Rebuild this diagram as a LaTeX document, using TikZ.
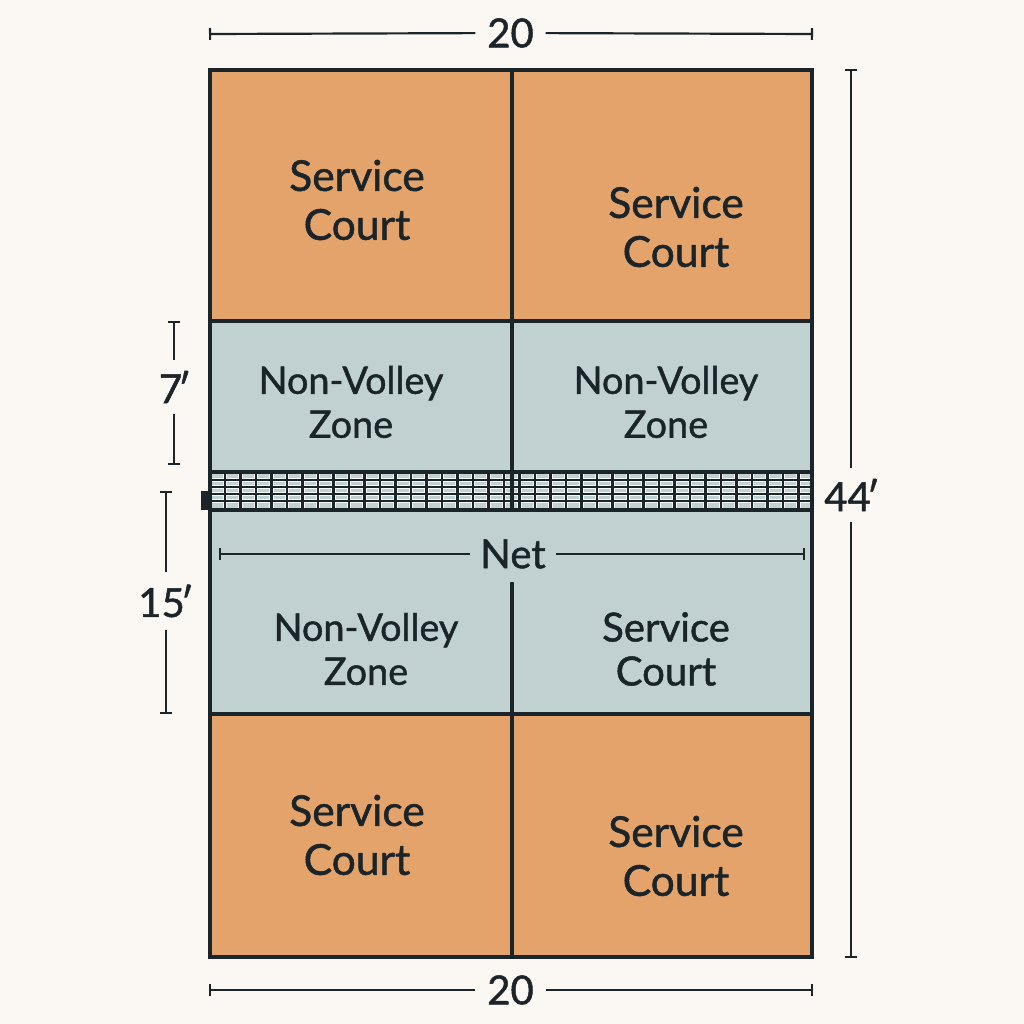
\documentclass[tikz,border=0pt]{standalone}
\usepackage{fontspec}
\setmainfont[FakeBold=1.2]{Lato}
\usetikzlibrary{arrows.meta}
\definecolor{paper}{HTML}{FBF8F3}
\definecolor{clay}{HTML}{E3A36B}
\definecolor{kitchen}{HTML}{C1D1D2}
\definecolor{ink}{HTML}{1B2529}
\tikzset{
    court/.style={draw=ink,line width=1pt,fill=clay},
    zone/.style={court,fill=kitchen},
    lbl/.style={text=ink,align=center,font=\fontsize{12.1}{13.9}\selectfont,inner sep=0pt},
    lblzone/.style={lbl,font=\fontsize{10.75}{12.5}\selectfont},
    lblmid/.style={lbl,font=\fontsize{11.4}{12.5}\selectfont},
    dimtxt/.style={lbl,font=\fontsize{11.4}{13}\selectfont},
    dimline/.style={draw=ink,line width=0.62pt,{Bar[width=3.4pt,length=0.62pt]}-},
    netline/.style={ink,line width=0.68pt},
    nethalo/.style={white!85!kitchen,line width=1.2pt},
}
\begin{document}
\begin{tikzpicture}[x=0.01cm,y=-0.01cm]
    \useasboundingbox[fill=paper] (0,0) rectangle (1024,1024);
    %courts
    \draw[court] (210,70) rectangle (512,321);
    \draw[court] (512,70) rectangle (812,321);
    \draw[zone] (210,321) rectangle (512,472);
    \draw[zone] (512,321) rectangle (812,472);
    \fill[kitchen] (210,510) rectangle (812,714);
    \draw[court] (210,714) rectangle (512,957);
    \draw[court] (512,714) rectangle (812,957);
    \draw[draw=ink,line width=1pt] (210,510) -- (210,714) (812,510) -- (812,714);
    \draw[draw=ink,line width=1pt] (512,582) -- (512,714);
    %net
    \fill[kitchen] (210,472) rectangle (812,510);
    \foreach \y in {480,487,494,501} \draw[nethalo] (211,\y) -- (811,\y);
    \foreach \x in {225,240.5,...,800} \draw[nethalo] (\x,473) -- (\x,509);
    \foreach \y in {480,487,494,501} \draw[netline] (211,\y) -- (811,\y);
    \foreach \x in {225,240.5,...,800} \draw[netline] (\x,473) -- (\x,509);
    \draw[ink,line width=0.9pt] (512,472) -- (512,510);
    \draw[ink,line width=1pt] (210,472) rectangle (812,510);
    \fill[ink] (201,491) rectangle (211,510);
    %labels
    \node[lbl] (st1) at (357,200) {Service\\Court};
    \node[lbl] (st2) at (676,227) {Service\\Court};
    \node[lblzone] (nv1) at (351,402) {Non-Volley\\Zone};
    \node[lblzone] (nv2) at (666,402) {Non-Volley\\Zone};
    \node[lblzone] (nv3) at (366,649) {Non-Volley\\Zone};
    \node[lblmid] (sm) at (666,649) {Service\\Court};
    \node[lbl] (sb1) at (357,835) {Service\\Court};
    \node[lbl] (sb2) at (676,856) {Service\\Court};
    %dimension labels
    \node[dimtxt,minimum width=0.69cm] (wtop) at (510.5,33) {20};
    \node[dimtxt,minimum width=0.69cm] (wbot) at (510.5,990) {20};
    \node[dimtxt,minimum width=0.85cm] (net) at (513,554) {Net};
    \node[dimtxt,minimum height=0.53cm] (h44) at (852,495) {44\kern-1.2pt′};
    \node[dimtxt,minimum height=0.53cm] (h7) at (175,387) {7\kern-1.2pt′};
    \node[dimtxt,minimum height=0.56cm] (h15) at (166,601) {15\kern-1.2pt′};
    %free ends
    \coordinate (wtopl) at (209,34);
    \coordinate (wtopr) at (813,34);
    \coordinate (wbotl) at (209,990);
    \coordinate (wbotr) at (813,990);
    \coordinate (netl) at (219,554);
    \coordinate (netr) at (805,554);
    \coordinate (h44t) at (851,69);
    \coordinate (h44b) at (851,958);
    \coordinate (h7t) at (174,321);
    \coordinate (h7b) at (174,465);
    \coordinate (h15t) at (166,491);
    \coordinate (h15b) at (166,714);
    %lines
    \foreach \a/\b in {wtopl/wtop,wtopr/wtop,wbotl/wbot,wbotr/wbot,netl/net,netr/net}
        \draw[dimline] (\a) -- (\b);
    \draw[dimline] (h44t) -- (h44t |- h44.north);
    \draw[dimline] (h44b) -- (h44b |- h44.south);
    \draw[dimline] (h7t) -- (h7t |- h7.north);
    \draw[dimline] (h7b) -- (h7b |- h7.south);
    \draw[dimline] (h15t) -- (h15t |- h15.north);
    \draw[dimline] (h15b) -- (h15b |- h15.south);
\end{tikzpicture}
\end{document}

####################

## [TO DO]
Quote every line word for word and keep the images out of the copy.

## [TASK OUTPUT]
Rebuild this diagram as a LaTeX document, using TikZ.
\documentclass[tikz,border=0pt]{standalone}
\usepackage{fontspec}
\setmainfont[FakeBold=1.2]{Lato}
\usetikzlibrary{arrows.meta}
\definecolor{paper}{HTML}{FBF8F3}
\definecolor{clay}{HTML}{E3A36B}
\definecolor{kitchen}{HTML}{C1D1D2}
\definecolor{ink}{HTML}{1B2529}
\tikzset{
    court/.style={draw=ink,line width=1pt,fill=clay},
    zone/.style={court,fill=kitchen},
    lbl/.style={text=ink,align=center,font=\fontsize{12.1}{13.9}\selectfont,inner sep=0pt},
    lblzone/.style={lbl,font=\fontsize{10.75}{12.5}\selectfont},
    lblmid/.style={lbl,font=\fontsize{11.4}{12.5}\selectfont},
    dimtxt/.style={lbl,font=\fontsize{11.4}{13}\selectfont},
    dimline/.style={draw=ink,line width=0.62pt,{Bar[width=3.4pt,length=0.62pt]}-},
    netline/.style={ink,line width=0.68pt},
    nethalo/.style={white!85!kitchen,line width=1.2pt},
}
\begin{document}
\begin{tikzpicture}[x=0.01cm,y=-0.01cm]
    \useasboundingbox[fill=paper] (0,0) rectangle (1024,1024);
    %courts
    \draw[court] (210,70) rectangle (512,321);
    \draw[court] (512,70) rectangle (812,321);
    \draw[zone] (210,321) rectangle (512,472);
    \draw[zone] (512,321) rectangle (812,472);
    \fill[kitchen] (210,510) rectangle (812,714);
    \draw[court] (210,714) rectangle (512,957);
    \draw[court] (512,714) rectangle (812,957);
    \draw[draw=ink,line width=1pt] (210,510) -- (210,714) (812,510) -- (812,714);
    \draw[draw=ink,line width=1pt] (512,582) -- (512,714);
    %net
    \fill[kitchen] (210,472) rectangle (812,510);
    \foreach \y in {480,487,494,501} \draw[nethalo] (211,\y) -- (811,\y);
    \foreach \x in {225,240.5,...,800} \draw[nethalo] (\x,473) -- (\x,509);
    \foreach \y in {480,487,494,501} \draw[netline] (211,\y) -- (811,\y);
    \foreach \x in {225,240.5,...,800} \draw[netline] (\x,473) -- (\x,509);
    \draw[ink,line width=0.9pt] (512,472) -- (512,510);
    \draw[ink,line width=1pt] (210,472) rectangle (812,510);
    \fill[ink] (201,491) rectangle (211,510);
    %labels
    \node[lbl] (st1) at (357,200) {Service\\Court};
    \node[lbl] (st2) at (676,227) {Service\\Court};
    \node[lblzone] (nv1) at (351,402) {Non-Volley\\Zone};
    \node[lblzone] (nv2) at (666,402) {Non-Volley\\Zone};
    \node[lblzone] (nv3) at (366,649) {Non-Volley\\Zone};
    \node[lblmid] (sm) at (666,649) {Service\\Court};
    \node[lbl] (sb1) at (357,835) {Service\\Court};
    \node[lbl] (sb2) at (676,856) {Service\\Court};
    %dimension labels
    \node[dimtxt,minimum width=0.69cm] (wtop) at (510.5,33) {20};
    \node[dimtxt,minimum width=0.69cm] (wbot) at (510.5,990) {20};
    \node[dimtxt,minimum width=0.85cm] (net) at (513,554) {Net};
    \node[dimtxt,minimum height=0.53cm] (h44) at (852,495) {44\kern-1.2pt′};
    \node[dimtxt,minimum height=0.53cm] (h7) at (175,387) {7\kern-1.2pt′};
    \node[dimtxt,minimum height=0.56cm] (h15) at (166,601) {15\kern-1.2pt′};
    %free ends
    \coordinate (wtopl) at (209,34);
    \coordinate (wtopr) at (813,34);
    \coordinate (wbotl) at (209,990);
    \coordinate (wbotr) at (813,990);
    \coordinate (netl) at (219,554);
    \coordinate (netr) at (805,554);
    \coordinate (h44t) at (851,69);
    \coordinate (h44b) at (851,958);
    \coordinate (h7t) at (174,321);
    \coordinate (h7b) at (174,465);
    \coordinate (h15t) at (166,491);
    \coordinate (h15b) at (166,714);
    %lines
    \foreach \a/\b in {wtopl/wtop,wtopr/wtop,wbotl/wbot,wbotr/wbot,netl/net,netr/net}
        \draw[dimline] (\a) -- (\b);
    \draw[dimline] (h44t) -- (h44t |- h44.north);
    \draw[dimline] (h44b) -- (h44b |- h44.south);
    \draw[dimline] (h7t) -- (h7t |- h7.north);
    \draw[dimline] (h7b) -- (h7b |- h7.south);
    \draw[dimline] (h15t) -- (h15t |- h15.north);
    \draw[dimline] (h15b) -- (h15b |- h15.south);
\end{tikzpicture}
\end{document}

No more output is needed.